I love them all. My mind makes a future in each one, filling in the unknowns with optimistic dreams of what life could be. I spend a few years there (or months, or minutes) making friends with the neighbors and finding meaningful work building community until a plop of snow drops from a branch and I look again and fall in love again with this new life in front of me.
“I could live there,” I think. “In that house 2nd from the church with the corner store down the street and no fences between yards … I could live there and befriend a few people and make another living.” I know deep down this is not true. I have done that. I have moved many places thinking it would be a piece of cake to start over … and in some ways it is. But in the most important way – having a community of friends, people you love and trust to support one another – it is hard. It takes three years to build that. I wasn’t ready to start over again.
“Where are we?” Mom asks while looking up the map on her phone. “Nowhere … oh, wait, we’re by the finger lakes … above Elmira where your great-great-grandmother landed for a while when she first arrived from Russia … and we’re coming up on Ithaca where your grandmother went to college.” This makes me feel suddenly connected to the landscape in a way that I wasn’t a second ago. So the middle of nowhere was somewhere after all. Perhaps this explains my fickleness for places.

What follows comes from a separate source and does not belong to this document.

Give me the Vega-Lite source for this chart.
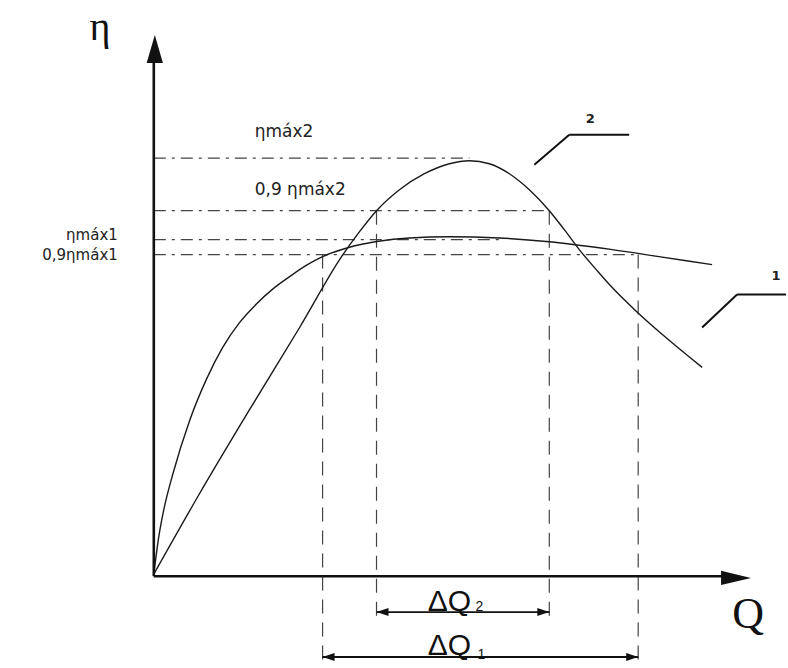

Having no one childhood home (I lived in at least seven different homes growing up) or town (I had no family left in the place I grew up), I looked instead for home in the dozens of places my relatives came from. Rather than a single deep-rooted tree planted firmly in the ground, mine was like an Aspen grove spread out evenly across a broad land, or Michigan’s 40-acre fungus. I have a little history in just about every corner of the nation: Alabama, Arizona, California, Georgia, Idaho, Illinois, New York, North Carolina, Ohio, Tennessee, Texas, Virginia. They had all been home to me or my loved ones at some point. If home is where the heart is, my home is nowhere and everywhere at the same time.